I have a dataset where one of the columns provides the names of university departments, such as “economics department” and “statistics department”, etc. However there are cases where some rows list the name as “statistics department” while other row list the name as “statistics dept”, etc. Hence I am trying to clean up and standardize the names a bit so that “statistics department” and “statistics dept” are not treated as 2 separate departments.
I am running into some trouble with my replacements where it seems like multiple replacements get applied to a single input value. This is leading to some weird outputs. I have an MWE below. I did use the count=1 argument in the function, but even then I am hitting this issue. I suppose there is some circularity in the replacements as I try to hit all the variations I can think of. Perhaps someone can think of a better way.
using DataFrames
d = [ "atm, oceanic & space sci.",
"atm, oceanic and space sciences",
"biologic and materials science",
"biologic and materials sciences"]
rpl = [ " sci " => " sciences ",
" sci" => " sciences",
" sci." => " sciences",
" science " => " sciences ",
" science" => " sciences",
" sciencess" => " sciences"]
map(x -> replace(x, rpl ..., count=1), d)
The output that I get looks like:
4-element Vector{String}:
"atm, oceanic & space sciences."
"atm, oceanic and space sciencesences"
"biologic and materials sciencesence"
"biologic and materials sciencesences"
Some replacements work correctly, while others end up with these strange overlapping replacements. Can anyone indicate where I am going wrong and how to fix it?

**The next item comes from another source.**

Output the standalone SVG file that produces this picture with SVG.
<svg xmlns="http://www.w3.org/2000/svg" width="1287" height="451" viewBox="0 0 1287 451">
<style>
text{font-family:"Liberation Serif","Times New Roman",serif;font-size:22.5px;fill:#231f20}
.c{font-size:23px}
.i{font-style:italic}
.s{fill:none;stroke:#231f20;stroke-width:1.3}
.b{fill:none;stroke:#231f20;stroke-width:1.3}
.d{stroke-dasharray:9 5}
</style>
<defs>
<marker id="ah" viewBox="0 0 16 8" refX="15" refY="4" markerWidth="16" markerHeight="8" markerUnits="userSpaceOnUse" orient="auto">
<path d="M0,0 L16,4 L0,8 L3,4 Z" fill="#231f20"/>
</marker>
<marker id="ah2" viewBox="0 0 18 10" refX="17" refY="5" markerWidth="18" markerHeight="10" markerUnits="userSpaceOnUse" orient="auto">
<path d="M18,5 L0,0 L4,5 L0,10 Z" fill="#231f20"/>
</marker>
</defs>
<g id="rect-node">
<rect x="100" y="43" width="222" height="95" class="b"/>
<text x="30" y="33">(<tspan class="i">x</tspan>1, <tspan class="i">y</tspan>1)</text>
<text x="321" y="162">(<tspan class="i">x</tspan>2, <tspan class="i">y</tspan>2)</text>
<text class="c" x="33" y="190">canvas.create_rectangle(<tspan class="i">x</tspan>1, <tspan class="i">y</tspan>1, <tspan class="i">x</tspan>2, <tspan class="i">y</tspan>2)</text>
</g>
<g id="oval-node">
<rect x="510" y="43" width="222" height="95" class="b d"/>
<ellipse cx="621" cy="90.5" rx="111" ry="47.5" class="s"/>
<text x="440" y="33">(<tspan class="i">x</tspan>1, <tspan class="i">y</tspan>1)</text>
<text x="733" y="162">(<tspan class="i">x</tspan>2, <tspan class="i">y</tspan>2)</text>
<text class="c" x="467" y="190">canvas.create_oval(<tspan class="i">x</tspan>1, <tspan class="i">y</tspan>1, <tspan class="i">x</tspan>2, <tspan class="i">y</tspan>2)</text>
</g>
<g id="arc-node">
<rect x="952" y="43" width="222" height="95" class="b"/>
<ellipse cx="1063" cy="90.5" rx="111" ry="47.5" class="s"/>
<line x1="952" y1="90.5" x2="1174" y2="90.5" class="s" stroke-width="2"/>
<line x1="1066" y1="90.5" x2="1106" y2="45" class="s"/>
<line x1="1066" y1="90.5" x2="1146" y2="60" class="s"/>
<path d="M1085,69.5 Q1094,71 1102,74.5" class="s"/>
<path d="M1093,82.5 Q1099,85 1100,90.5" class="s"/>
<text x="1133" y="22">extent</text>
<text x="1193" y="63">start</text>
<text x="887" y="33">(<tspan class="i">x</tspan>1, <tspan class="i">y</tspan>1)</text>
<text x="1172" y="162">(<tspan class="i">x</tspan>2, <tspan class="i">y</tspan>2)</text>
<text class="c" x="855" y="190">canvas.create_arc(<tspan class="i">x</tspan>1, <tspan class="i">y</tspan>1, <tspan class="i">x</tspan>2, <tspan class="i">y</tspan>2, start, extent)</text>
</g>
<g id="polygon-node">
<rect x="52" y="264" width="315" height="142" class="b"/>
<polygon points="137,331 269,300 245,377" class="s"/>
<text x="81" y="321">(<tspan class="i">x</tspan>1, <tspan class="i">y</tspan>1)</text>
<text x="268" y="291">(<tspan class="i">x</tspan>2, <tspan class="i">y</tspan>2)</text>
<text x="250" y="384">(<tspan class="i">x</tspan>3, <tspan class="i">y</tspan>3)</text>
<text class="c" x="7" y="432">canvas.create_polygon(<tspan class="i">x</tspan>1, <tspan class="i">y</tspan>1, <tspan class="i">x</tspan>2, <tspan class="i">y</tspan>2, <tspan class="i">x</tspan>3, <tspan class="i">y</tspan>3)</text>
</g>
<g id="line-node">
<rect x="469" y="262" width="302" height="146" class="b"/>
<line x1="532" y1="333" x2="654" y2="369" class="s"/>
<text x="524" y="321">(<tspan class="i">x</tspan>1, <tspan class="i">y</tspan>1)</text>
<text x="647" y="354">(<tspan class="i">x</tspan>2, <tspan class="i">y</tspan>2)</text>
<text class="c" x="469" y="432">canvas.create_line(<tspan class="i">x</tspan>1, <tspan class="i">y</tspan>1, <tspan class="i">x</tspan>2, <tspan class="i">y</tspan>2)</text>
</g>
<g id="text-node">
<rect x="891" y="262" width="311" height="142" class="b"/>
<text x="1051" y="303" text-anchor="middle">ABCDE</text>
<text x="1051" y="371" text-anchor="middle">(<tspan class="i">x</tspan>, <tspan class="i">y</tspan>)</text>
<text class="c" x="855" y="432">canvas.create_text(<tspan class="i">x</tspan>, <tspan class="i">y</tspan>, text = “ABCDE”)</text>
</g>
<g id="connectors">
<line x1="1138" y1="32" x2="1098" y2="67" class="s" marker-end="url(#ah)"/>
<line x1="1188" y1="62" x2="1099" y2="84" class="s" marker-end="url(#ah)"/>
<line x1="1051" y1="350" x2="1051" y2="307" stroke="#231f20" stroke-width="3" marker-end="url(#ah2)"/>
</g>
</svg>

@savq that is very interesting, I had not seen that before. I don’t work with regular expressions that often, so I don’t know all the tricks. But I will certainly try this.
The problem is that " sci" matches all four entries, the first is only correct “by chance” because even ignoring the period, the output is right when the word is cut off anyway.

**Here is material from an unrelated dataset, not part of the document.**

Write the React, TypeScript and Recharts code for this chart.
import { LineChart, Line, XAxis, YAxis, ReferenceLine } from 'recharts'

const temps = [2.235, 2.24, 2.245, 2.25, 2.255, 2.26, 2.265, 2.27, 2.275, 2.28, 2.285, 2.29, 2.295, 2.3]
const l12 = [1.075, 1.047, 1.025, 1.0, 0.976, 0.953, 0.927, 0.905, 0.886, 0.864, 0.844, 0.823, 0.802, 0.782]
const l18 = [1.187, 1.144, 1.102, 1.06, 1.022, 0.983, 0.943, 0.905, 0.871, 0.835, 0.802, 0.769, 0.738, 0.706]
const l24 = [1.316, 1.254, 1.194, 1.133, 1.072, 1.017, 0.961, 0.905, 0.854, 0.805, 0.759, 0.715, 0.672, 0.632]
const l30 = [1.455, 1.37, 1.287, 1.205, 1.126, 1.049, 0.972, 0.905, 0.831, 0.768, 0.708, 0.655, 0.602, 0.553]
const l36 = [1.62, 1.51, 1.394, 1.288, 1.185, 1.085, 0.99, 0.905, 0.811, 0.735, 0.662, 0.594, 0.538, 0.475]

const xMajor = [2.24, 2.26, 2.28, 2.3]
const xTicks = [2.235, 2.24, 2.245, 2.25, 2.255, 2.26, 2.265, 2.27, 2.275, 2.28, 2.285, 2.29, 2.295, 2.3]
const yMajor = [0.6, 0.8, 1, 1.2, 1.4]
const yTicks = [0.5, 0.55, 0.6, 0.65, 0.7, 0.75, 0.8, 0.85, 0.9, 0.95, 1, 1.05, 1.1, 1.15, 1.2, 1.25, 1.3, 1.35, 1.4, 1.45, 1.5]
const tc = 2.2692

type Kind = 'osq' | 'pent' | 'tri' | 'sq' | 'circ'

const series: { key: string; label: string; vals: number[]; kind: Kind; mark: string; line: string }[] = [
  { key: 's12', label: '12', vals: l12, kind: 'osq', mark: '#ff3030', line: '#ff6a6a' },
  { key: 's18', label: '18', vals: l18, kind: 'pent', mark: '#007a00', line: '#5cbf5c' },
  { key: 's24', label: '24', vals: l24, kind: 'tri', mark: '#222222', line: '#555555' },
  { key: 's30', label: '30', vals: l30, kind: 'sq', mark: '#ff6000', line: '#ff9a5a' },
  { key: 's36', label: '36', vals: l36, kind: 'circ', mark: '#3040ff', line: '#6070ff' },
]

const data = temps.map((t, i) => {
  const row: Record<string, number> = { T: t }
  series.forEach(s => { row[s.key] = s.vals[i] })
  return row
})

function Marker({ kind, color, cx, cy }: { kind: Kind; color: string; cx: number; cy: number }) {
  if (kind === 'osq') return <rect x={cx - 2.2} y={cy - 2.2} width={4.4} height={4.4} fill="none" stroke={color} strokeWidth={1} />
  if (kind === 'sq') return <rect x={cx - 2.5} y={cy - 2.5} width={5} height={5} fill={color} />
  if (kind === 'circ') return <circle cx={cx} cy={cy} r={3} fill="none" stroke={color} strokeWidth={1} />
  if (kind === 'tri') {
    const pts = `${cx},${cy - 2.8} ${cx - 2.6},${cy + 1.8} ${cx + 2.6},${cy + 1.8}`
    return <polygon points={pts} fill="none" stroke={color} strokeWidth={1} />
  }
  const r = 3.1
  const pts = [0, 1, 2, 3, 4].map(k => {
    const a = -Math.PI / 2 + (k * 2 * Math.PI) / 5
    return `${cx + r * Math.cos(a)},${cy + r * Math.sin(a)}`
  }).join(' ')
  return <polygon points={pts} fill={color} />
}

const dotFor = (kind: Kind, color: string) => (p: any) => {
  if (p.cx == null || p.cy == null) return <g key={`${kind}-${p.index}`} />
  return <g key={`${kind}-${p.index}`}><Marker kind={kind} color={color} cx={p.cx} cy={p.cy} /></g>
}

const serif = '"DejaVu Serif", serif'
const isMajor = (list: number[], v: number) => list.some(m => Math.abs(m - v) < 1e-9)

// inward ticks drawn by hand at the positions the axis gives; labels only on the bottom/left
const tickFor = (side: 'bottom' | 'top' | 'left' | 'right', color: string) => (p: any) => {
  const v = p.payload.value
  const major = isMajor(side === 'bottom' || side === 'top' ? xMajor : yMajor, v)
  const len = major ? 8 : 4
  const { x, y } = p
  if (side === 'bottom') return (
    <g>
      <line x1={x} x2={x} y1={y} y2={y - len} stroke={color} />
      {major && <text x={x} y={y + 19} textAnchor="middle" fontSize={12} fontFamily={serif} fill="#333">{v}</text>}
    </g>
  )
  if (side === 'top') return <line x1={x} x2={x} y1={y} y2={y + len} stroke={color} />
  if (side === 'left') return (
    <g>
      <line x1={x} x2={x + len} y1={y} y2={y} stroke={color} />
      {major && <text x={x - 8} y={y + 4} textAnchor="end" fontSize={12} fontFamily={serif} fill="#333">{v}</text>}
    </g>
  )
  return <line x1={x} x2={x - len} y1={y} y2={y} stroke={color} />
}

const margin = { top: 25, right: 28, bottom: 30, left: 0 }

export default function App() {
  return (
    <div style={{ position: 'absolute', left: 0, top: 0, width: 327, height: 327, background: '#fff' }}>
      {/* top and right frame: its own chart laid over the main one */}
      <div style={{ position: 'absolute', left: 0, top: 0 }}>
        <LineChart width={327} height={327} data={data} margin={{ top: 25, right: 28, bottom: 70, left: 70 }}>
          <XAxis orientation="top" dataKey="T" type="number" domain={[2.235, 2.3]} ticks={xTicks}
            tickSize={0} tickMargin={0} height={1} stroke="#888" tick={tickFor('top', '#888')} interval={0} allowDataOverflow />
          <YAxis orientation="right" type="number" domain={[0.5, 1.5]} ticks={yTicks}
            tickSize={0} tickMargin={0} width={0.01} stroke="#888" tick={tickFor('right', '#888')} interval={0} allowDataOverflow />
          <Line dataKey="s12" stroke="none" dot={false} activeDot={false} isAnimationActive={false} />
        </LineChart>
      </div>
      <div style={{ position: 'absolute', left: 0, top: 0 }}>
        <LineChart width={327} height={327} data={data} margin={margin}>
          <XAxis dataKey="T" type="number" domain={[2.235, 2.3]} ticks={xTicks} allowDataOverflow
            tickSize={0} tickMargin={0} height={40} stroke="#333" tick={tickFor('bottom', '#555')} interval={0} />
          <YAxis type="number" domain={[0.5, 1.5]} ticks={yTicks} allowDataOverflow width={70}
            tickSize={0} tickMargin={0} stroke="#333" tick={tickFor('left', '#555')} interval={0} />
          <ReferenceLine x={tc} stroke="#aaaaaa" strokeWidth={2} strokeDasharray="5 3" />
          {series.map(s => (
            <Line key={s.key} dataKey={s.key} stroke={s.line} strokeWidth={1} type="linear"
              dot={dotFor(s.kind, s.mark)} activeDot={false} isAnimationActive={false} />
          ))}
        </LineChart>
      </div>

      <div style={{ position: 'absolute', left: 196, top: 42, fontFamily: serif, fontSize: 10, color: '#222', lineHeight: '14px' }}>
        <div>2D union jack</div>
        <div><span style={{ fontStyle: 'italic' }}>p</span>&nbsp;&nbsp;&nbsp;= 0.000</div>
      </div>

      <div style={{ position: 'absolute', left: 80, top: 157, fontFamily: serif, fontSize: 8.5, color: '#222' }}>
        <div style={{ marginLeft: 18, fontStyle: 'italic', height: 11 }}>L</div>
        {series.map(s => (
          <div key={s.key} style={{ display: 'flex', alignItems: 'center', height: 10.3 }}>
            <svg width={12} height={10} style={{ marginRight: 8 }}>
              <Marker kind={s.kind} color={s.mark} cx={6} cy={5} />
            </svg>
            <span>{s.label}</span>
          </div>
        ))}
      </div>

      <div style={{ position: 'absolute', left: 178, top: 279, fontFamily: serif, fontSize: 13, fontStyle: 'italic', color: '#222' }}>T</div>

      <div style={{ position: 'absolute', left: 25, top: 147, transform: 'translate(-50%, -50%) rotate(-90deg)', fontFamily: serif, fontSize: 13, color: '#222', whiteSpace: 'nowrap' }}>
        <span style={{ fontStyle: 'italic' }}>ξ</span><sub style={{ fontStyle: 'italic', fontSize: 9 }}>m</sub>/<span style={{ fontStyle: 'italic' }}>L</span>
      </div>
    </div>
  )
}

You have to order your replacement pairs such that the long ones come first, that way no match is the beginning of a later one.
But the word boundary is a better solution anyway.
Instead of trying to find all versions of all strings combined with different leading and trailing spaces and punctuation, &, etc (leading to a combinatorial explosion), isn’t it better to divide the problem into several steps?
First remove leading, trailing, and multiple spaces. Remove unneeded punctuation, replace “&” with “and”, etc.